The worst mistake he made? After I dumped him. I walked in the Chemistry lab, past the back row where he sat, and grabbed my textbook.
“Bro, isn’t that your girlfriend?” I heard someone say.
“No,” Joshua scoffed. “What makes you think that? She’s ugly.”
Ugly. She’s ugly. I stormed out of the classroom as laughter exploded from my peers. Cold blood ran through my veins. I clenched my fists as a boiling pot of anger formed into my chest. That bastard, I sobbed as hot salty tears trickled down my chin. My third inference? He's was a hypocrite. He had no respect for females, he made unwanted advances, and he was cruel. And I tried to forget – but that was my big mistake.
The judge was beautiful. She wore a long black coat which fell to her feet and swayed while she walked. I liked her immediately. Even before she declared me the legal child of Sandra and Will. Even before she let me slam the pew. I liked that judge. As I came up to choose a stuffed animal, I looked at her. “Because I’m adopted,” I said carefully. “Does this mean my brothers and I never get to see our mother again?” I liked her because she didn’t jive me. She didn’t say what everyone else said “Of course, sweetie” or “Baby, I don’t know.” They did know.
“Yes,” she said. “Of course, you’ll see your mother every day. She just adopted you.”

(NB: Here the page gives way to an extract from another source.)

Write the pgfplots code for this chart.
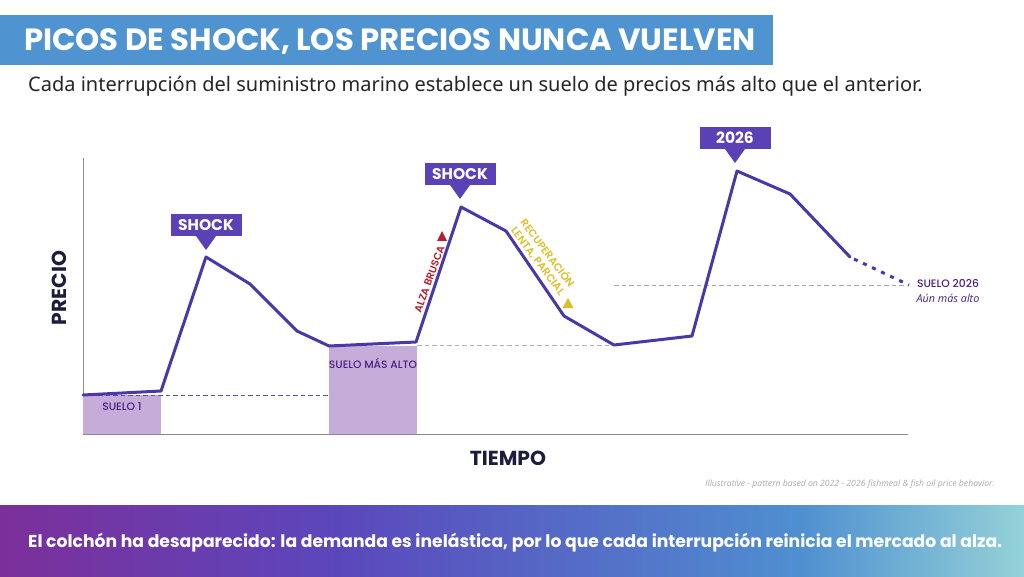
\documentclass[border=0pt]{standalone}
\usepackage{fontspec}
\setmainfont{Noto Sans}
\newfontfamily\pop{Poppins}
\newfontfamily\popm{Poppins Medium}
\newfontfamily\pops{Poppins SemiBold}
\newfontfamily\opn{Open Sans}
\usepackage{pgfplots}
\pgfplotsset{compat=1.18}
\usetikzlibrary{shadings}
\definecolor{barblue}{HTML}{4F93D1}
\definecolor{linec}{HTML}{4A37A8}
\definecolor{callout}{HTML}{5A41B6}
\definecolor{floorc}{HTML}{C6ACD8}
\definecolor{purp}{HTML}{4B1F82}
\definecolor{inkc}{HTML}{1C1C3C}
\definecolor{redc}{HTML}{B3202E}
\definecolor{goldc}{HTML}{DBBF2B}
\definecolor{fa}{HTML}{7C2F9B}
\definecolor{fb}{HTML}{5B47BC}
\definecolor{fc}{HTML}{4F8FD0}
\definecolor{fd}{HTML}{94D2D8}
\pgfdeclarehorizontalshading{foot}{100bp}{color(0bp)=(fa); color(25bp)=(fa); color(41.5bp)=(fb); color(64bp)=(fc); color(75bp)=(fd); color(100bp)=(fd)}
\newcommand{\fs}[1]{\fontsize{#1}{#1}\selectfont}
\begin{document}
\begin{tikzpicture}[x=1pt,y=1pt]
\fill[white] (0,0) rectangle (1024,576);
\fill[barblue] (0,511) rectangle (773,561);
\node[anchor=west,inner sep=0pt,text=white] at (24,534) {\pop\bfseries\fs{30.7}PICOS DE SHOCK, LOS PRECIOS NUNCA VUELVEN};
\node[anchor=west,inner sep=0pt,text=black!85] at (28,490) {\fs{20}Cada interrupción del suministro marino establece un suelo de precios más alto que el anterior.};
\shade[shading=foot] (0,0) rectangle (1024,71);
\node[anchor=west,inner sep=0pt,text=white] at (28,33.5) {\pop\bfseries\fs{17.2}El colchón ha desaparecido: la demanda es inelástica, por lo que cada interrupción reinicia el mercado al alza.};
\begin{axis}[
  at={(83pt,142pt)},anchor=south west,
  width=825pt,height=276pt,scale only axis,
  xmin=83,xmax=908,ymin=142,ymax=418,
  axis x line=bottom,axis y line=left,
  x axis line style={-,draw=black!45,line width=1pt},
  y axis line style={-,draw=black!45,line width=1pt},
  xtick=\empty,ytick=\empty,clip=false,
  xlabel={\pop\bfseries\fs{20.3}\textcolor{inkc}{TIEMPO}},
  ylabel={\pop\bfseries\fs{20.3}\textcolor{inkc}{PRECIO}},
  xlabel style={at={(axis cs:508,118)},anchor=center,inner sep=0pt},
  ylabel style={at={(axis cs:59,288)},anchor=center,inner sep=0pt,rotate=0},
]
% floors
\addplot[draw=none,fill=floorc,forget plot] coordinates {(83,142)(83,181)(161,181)(161,142)} -- cycle;
\addplot[draw=none,fill=floorc,forget plot] coordinates {(329,142)(329,230)(417,230)(417,142)} -- cycle;
% reference lines
\addplot[draw=linec!65!gray,line width=0.9pt,dash pattern=on 4.5pt off 3pt] coordinates {(83,181)(328,181)};
\addplot[draw=black!30,line width=0.9pt,dash pattern=on 4.5pt off 3pt] coordinates {(417,231)(614,231)};
\addplot[draw=black!35,line width=0.9pt,dash pattern=on 4.5pt off 3pt] coordinates {(614,291)(905,291)};
% price path
\addplot[draw=linec,line width=3pt,line join=round,line cap=round] coordinates {
(83,181)(161,185)(206,319)(250,292)(297,245)(329,230)(416,234)(461,369)(506,345)(564,260)(614,231)(692,240)(737,405)(790,382)(850,319)};
\addplot[draw=linec,line width=3pt,dash pattern=on 4pt off 6pt] coordinates {(854,317)(909,291)};
% callouts
\fill[callout] (171,340) rectangle (242,362);
\fill[callout] (196,340) -- (216,340) -- (206,326) -- cycle;
\node[text=white,inner sep=0pt] at (206,351) {\pop\bfseries\fs{15.5}SHOCK};
\fill[callout] (425,391) rectangle (496,413);
\fill[callout] (450,391) -- (470,391) -- (460,377) -- cycle;
\node[text=white,inner sep=0pt] at (460,402) {\pop\bfseries\fs{15.5}SHOCK};
\fill[callout] (700,427) rectangle (771,449);
\fill[callout] (725,427) -- (745,427) -- (735,413) -- cycle;
\node[text=white,inner sep=0pt] at (735,438) {\pop\bfseries\fs{15.5}2026};
% slope notes
\node[text=redc,inner sep=0pt,rotate=70] at (429.5,297) {\pops\fs{10.3}ALZA BRUSCA};
\fill[redc] (437,335) -- (447,335) -- (442,345) -- cycle;
\node[text=goldc,inner sep=0pt,rotate=-53] at (548.5,323.5) {\pops\fs{10.6}RECUPERACIÓN};
\node[text=goldc,inner sep=0pt,rotate=-53] at (537.5,314.5) {\pops\fs{10.6}LENTA, PARCIAL};
\fill[goldc] (562.5,268) -- (573.5,268) -- (568,278) -- cycle;
% floor labels
\node[text=purp,inner sep=0pt] at (122,169) {\popm\fs{10.8}SUELO 1};
\node[text=purp,inner sep=0pt] at (373,212) {\popm\fs{10.7}SUELO MÁS ALTO};
\node[text=purp,inner sep=0pt] at (948,292) {\popm\fs{10.8}SUELO 2026};
\node[text=purp,inner sep=0pt] at (948,278) {\opn\itshape\fs{10.8}Aún más alto};
\node[anchor=east,text=black!33,inner sep=0pt] at (995,92) {\opn\itshape\fs{8.65}Illustrative - pattern based on 2022 - 2026 fishmeal \& fish oil price behavior.};
\end{axis}
\end{tikzpicture}
\end{document}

I opened my mouth to protest - to tell her that’s not my mother. But I stopped. Ever since the adoption, I tried to love my parents and to fit in with the new family. I tried to forget 6 years of foster care was caused by drug-addicted parents. I tried to forget foster care got me out abused and molested. I tried to forget that boy deeply wounded me. But, you know what? I can’t forget and I won’t forget.
There is a raging fire in all of us. A story, longing to escape, that needs to be told. I have let out my fire, but instead of withering – it has erupted in a series of powerful flames. Each flame is a memory, embedding a permanent lesson or obstacle I have overcome. The more I remember - the more I strive for triumph. One day I hope to meet my biological mother. I'll be in a cap and a gown, and I'll have a diploma in my hands. When I turn 18, I'll able to request to meet her, and that's when I'll have graduated. Until then, I thank those genius words from Maya Angelou's I know Why the Caged Bird Sings: "There is no greater agony than bearing an untold story inside of you." And Maya - there is no greater triumph than releasing it.